-- Problem description --
Write out exactly, please, every line from the beginning of the entries to the line holding "0.262, 0.295, 0.325]", and no pictures.

═══

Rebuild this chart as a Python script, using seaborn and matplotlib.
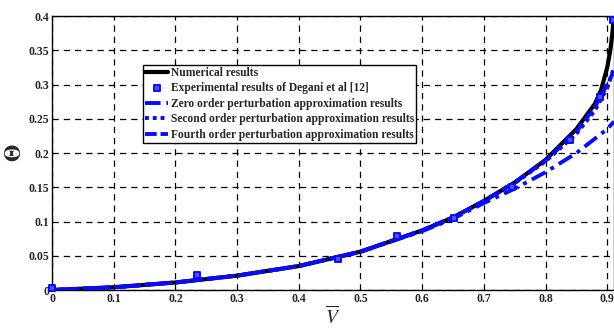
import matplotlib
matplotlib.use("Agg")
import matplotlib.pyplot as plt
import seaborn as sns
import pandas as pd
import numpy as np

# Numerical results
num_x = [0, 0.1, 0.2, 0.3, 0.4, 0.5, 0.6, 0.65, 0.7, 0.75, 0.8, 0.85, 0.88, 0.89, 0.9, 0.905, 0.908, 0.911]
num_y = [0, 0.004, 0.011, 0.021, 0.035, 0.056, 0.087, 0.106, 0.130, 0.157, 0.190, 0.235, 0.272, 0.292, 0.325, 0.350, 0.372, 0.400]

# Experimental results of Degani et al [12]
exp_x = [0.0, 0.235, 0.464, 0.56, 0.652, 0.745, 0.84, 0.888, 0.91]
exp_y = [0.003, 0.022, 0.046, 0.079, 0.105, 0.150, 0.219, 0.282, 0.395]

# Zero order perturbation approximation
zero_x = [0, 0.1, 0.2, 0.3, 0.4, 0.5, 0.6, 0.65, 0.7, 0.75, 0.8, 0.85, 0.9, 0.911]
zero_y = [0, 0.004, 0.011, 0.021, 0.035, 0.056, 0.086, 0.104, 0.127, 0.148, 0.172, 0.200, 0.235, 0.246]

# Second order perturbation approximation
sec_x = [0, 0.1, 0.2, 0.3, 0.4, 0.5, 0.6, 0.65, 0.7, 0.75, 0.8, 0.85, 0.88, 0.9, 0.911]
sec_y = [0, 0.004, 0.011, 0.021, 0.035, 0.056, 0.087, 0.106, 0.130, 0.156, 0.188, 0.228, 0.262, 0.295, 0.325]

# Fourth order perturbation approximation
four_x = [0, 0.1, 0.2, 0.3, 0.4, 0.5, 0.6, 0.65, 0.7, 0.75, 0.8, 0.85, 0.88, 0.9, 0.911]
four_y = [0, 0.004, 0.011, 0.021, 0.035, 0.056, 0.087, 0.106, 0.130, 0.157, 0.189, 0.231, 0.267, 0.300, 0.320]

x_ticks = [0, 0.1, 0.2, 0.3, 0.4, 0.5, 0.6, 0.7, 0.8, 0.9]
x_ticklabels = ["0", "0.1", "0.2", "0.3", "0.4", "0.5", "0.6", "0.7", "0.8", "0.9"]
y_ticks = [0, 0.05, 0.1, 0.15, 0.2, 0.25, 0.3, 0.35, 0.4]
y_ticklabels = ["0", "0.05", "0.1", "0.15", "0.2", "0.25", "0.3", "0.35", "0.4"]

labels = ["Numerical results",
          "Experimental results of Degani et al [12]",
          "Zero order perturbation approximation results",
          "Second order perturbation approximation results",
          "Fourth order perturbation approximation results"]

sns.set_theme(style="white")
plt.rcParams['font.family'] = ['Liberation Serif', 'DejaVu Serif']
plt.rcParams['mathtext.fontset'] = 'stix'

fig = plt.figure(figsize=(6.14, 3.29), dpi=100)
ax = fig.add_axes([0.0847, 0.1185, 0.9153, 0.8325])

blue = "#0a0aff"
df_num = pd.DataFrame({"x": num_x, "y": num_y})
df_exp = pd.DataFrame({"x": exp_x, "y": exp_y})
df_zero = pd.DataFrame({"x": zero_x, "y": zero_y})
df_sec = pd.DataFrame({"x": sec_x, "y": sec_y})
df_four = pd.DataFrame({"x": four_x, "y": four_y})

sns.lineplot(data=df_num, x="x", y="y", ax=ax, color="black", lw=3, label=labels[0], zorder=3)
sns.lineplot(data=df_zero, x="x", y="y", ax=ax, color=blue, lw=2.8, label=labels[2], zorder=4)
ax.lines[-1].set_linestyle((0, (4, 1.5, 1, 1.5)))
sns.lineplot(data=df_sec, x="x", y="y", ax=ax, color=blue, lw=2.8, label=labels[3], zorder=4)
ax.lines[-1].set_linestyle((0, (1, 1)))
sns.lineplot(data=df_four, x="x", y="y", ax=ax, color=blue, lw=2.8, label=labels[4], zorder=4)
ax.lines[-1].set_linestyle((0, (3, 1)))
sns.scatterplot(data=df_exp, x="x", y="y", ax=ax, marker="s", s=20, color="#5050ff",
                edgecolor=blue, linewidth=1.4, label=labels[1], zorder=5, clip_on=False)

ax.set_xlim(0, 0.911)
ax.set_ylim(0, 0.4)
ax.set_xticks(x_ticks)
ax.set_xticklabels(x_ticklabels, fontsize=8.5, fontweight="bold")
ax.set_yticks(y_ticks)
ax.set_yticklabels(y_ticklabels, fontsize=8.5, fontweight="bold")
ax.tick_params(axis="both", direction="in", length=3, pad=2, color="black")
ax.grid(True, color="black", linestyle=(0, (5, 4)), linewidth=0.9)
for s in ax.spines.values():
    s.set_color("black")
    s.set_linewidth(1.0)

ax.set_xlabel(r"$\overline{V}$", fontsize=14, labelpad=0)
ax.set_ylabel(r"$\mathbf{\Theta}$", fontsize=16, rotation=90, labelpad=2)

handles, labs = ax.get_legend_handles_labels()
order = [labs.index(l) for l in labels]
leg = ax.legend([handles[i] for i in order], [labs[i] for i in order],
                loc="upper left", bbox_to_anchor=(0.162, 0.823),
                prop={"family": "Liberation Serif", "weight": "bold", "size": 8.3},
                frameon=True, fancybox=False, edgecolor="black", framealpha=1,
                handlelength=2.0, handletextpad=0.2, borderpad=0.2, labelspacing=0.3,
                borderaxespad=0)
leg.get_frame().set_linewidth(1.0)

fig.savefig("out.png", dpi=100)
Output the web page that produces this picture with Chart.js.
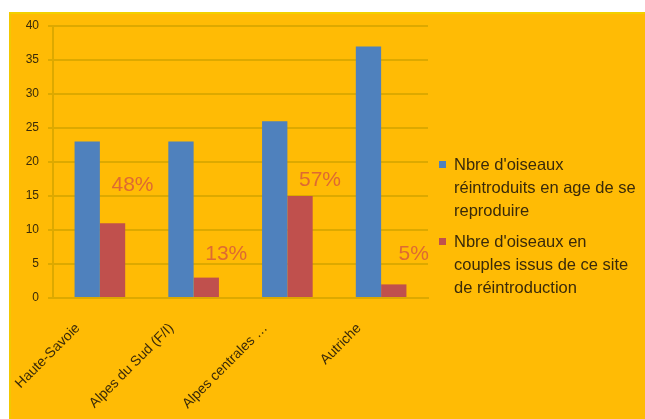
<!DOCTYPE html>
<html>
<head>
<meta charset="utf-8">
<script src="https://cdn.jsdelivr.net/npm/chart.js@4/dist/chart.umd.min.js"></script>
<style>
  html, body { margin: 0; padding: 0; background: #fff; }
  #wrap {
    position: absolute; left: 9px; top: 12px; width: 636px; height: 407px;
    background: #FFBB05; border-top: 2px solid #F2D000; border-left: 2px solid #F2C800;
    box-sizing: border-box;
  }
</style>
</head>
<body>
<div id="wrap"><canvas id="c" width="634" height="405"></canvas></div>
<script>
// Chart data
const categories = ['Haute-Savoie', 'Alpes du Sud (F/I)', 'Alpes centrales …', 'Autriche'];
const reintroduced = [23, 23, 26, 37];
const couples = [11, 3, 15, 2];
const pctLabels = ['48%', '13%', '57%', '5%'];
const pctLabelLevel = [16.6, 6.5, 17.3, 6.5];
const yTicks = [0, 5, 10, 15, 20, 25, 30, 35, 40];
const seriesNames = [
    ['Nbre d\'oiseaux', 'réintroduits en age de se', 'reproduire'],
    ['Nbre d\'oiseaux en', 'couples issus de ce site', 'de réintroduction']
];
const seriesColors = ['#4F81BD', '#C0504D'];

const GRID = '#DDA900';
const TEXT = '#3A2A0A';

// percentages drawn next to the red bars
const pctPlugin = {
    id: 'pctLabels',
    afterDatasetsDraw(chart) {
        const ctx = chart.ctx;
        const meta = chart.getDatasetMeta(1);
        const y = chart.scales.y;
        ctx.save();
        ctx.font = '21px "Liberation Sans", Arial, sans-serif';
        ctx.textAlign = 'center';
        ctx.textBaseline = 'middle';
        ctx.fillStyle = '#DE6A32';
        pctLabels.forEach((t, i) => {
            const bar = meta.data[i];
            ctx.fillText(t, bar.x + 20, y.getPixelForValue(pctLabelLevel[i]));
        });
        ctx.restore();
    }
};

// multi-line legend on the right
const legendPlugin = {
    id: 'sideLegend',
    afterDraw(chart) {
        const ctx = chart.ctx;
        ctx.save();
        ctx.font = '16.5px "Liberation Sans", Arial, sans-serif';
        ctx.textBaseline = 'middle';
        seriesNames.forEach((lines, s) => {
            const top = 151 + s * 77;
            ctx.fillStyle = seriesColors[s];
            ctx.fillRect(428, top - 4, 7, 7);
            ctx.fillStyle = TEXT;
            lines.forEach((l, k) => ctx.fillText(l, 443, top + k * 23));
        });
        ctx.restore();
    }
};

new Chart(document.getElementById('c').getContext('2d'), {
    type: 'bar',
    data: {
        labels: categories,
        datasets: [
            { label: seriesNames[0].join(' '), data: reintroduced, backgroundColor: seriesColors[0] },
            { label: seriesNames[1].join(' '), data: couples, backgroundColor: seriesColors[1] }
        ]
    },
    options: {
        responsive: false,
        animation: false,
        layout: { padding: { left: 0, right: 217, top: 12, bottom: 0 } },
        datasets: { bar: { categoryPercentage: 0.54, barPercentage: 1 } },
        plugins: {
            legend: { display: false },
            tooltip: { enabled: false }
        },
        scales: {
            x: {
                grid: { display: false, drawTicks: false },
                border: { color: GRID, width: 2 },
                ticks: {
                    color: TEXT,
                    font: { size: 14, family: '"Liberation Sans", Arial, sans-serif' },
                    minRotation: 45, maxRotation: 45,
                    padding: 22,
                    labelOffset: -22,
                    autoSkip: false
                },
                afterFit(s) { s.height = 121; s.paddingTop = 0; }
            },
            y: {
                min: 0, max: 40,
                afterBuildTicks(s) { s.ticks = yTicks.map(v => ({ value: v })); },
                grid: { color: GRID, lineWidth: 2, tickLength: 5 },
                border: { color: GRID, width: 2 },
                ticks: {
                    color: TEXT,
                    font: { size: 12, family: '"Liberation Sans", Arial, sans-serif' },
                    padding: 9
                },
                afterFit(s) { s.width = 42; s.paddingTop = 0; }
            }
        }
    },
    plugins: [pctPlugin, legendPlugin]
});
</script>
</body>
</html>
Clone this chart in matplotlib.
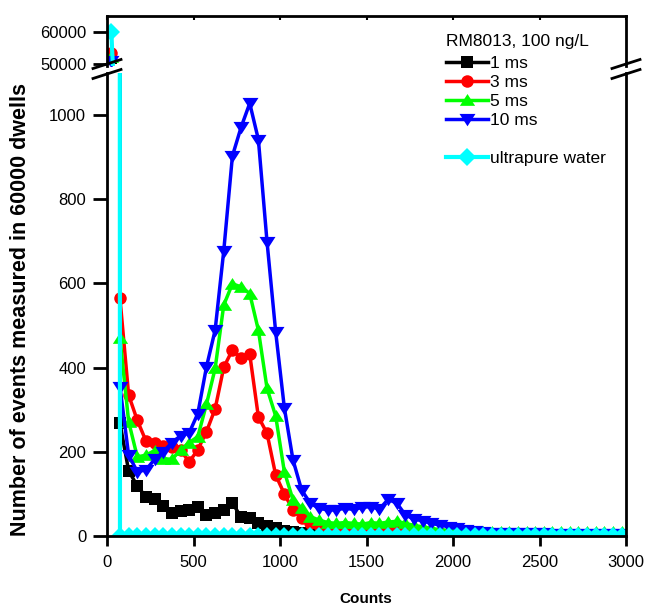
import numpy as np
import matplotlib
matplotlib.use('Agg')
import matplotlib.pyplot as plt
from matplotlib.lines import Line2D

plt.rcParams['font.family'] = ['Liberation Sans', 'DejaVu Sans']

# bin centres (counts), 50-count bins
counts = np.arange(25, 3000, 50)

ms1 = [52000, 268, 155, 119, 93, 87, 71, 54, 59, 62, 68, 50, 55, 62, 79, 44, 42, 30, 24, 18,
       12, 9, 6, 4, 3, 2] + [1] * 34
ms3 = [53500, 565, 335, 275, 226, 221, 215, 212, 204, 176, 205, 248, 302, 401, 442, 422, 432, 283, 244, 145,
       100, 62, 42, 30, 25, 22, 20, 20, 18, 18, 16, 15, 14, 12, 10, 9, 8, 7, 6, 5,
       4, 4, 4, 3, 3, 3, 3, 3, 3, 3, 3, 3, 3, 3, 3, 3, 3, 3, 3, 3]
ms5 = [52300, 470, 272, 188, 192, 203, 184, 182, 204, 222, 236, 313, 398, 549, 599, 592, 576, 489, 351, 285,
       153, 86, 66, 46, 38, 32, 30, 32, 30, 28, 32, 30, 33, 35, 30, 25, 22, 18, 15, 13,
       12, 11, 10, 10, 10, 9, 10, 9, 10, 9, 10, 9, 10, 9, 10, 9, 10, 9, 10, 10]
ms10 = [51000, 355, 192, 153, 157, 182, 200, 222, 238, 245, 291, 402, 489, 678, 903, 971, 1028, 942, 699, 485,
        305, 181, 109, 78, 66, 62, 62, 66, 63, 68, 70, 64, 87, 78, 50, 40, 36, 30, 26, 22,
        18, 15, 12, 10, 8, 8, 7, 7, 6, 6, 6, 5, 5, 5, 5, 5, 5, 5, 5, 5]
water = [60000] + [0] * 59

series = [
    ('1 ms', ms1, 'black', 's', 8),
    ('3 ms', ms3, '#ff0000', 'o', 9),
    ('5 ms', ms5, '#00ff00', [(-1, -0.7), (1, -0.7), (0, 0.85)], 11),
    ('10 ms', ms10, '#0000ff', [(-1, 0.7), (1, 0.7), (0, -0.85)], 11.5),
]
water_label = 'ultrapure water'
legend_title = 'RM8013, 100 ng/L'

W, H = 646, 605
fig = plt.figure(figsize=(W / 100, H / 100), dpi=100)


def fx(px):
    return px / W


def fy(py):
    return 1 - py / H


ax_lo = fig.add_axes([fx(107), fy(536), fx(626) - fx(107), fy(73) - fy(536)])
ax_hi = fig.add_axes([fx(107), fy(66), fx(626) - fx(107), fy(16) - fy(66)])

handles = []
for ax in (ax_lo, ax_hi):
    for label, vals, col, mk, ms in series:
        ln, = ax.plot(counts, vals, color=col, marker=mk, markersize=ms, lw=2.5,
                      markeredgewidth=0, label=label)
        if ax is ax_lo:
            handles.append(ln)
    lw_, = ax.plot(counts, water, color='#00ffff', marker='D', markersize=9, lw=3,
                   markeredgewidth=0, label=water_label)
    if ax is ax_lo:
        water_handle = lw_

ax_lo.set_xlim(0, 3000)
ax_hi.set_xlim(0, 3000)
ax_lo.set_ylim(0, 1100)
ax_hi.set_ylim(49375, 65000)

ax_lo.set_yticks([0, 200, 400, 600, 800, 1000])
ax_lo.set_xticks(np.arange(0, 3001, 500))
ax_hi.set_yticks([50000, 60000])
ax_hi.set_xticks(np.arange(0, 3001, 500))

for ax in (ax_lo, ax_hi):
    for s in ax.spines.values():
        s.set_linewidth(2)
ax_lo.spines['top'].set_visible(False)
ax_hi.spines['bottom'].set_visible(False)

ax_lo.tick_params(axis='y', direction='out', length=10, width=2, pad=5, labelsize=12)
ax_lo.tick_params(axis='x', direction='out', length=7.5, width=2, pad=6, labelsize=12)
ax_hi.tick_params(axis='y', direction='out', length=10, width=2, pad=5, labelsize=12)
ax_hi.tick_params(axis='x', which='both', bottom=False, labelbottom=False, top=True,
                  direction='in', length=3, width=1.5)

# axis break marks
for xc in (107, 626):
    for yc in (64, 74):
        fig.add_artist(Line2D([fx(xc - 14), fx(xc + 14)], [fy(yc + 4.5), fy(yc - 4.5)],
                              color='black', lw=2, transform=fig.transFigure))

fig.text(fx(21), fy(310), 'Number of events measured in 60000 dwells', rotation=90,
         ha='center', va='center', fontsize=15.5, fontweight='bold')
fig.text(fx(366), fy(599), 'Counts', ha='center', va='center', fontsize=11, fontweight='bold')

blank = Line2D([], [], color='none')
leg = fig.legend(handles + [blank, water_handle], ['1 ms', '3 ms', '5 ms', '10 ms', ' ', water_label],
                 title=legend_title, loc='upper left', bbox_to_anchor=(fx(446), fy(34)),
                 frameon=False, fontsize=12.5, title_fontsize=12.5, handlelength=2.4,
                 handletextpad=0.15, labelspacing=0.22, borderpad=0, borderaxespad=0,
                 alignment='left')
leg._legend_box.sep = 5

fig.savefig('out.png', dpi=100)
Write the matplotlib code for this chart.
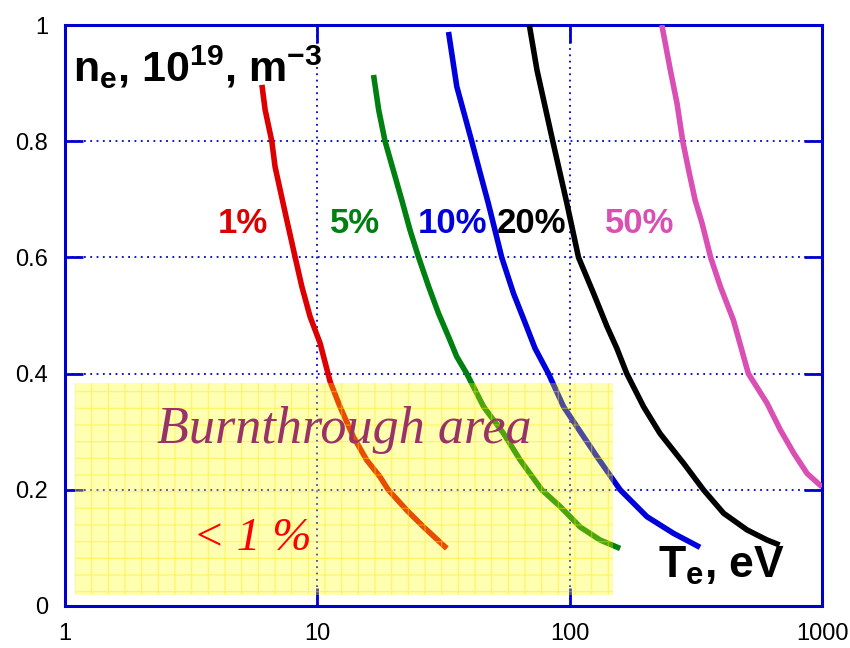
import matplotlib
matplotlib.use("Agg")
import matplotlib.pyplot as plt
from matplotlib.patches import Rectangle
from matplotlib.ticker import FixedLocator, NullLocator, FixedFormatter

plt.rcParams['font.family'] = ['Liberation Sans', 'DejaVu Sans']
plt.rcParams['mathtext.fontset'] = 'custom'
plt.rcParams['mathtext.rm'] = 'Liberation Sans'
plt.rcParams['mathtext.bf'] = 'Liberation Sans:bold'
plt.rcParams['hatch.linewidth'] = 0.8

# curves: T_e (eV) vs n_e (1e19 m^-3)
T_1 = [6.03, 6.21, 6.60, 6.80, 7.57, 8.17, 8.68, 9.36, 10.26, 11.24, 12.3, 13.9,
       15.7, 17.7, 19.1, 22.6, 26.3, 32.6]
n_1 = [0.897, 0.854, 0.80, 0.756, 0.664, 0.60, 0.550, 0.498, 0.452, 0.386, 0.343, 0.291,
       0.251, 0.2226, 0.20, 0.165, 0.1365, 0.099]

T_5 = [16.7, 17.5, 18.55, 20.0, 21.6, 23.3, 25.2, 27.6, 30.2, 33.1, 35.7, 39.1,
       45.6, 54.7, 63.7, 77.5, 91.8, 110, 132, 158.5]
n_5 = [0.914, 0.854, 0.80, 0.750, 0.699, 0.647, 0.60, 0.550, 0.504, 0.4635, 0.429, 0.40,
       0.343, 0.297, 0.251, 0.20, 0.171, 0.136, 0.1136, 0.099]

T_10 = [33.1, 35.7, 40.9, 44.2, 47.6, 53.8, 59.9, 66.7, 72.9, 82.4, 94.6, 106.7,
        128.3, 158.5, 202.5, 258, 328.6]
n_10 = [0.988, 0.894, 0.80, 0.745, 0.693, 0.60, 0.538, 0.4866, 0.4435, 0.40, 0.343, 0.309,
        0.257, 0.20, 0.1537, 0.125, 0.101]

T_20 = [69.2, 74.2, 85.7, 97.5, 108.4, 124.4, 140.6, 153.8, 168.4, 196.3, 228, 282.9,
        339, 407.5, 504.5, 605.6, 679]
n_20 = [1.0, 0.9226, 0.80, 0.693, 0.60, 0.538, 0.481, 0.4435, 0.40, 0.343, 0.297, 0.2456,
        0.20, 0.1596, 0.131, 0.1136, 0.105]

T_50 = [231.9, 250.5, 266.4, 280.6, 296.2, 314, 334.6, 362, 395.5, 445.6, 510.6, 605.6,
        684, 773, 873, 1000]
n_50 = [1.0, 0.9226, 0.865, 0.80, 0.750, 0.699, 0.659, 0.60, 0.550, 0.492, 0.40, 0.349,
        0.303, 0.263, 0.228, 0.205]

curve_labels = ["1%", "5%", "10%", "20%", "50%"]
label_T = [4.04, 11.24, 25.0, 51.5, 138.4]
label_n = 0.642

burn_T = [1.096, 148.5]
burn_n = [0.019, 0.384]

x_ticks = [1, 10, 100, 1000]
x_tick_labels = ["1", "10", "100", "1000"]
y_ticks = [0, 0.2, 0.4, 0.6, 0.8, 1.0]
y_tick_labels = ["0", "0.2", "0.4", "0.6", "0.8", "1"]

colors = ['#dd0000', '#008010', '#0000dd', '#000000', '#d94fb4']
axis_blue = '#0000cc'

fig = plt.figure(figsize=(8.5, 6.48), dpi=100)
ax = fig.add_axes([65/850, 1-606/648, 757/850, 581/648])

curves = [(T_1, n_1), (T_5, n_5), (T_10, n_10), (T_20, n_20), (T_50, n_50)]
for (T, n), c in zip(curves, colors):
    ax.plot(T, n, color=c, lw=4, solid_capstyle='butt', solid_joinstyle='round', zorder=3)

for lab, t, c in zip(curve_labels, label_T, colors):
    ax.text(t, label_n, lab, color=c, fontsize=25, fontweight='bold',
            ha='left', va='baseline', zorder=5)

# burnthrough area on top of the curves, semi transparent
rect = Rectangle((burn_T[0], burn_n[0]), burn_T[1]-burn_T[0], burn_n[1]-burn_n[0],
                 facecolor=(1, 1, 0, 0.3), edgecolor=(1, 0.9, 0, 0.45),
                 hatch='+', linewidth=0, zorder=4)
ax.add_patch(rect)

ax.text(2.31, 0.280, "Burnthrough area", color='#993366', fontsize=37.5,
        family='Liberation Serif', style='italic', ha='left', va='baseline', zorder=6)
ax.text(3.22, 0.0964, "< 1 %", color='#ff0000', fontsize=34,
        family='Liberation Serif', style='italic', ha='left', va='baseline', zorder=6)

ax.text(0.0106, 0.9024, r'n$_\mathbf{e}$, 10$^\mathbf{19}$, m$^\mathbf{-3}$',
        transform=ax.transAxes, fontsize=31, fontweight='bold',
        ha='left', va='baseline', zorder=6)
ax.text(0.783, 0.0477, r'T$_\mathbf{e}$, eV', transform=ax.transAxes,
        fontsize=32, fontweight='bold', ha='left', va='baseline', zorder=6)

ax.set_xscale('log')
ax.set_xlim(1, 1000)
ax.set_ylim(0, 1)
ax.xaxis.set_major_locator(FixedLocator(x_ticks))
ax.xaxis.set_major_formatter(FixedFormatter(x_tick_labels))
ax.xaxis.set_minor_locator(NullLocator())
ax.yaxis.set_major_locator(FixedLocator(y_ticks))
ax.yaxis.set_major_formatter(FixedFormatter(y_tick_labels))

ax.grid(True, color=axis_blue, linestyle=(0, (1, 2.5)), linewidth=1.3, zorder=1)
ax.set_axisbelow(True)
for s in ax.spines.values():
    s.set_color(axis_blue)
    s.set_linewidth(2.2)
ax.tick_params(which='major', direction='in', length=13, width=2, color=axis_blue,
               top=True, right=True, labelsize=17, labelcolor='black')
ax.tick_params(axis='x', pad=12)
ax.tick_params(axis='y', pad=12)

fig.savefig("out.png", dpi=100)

═══

-- Solution to this problem --
Rebuild this chart as a Python script, using seaborn and matplotlib.
import matplotlib
matplotlib.use("Agg")
import matplotlib.pyplot as plt
import seaborn as sns
import pandas as pd
import numpy as np

# Numerical results
num_x = [0, 0.1, 0.2, 0.3, 0.4, 0.5, 0.6, 0.65, 0.7, 0.75, 0.8, 0.85, 0.88, 0.89, 0.9, 0.905, 0.908, 0.911]
num_y = [0, 0.004, 0.011, 0.021, 0.035, 0.056, 0.087, 0.106, 0.130, 0.157, 0.190, 0.235, 0.272, 0.292, 0.325, 0.350, 0.372, 0.400]

# Experimental results of Degani et al [12]
exp_x = [0.0, 0.235, 0.464, 0.56, 0.652, 0.745, 0.84, 0.888, 0.91]
exp_y = [0.003, 0.022, 0.046, 0.079, 0.105, 0.150, 0.219, 0.282, 0.395]

# Zero order perturbation approximation
zero_x = [0, 0.1, 0.2, 0.3, 0.4, 0.5, 0.6, 0.65, 0.7, 0.75, 0.8, 0.85, 0.9, 0.911]
zero_y = [0, 0.004, 0.011, 0.021, 0.035, 0.056, 0.086, 0.104, 0.127, 0.148, 0.172, 0.200, 0.235, 0.246]

# Second order perturbation approximation
sec_x = [0, 0.1, 0.2, 0.3, 0.4, 0.5, 0.6, 0.65, 0.7, 0.75, 0.8, 0.85, 0.88, 0.9, 0.911]
sec_y = [0, 0.004, 0.011, 0.021, 0.035, 0.056, 0.087, 0.106, 0.130, 0.156, 0.188, 0.228, 0.262, 0.295, 0.325]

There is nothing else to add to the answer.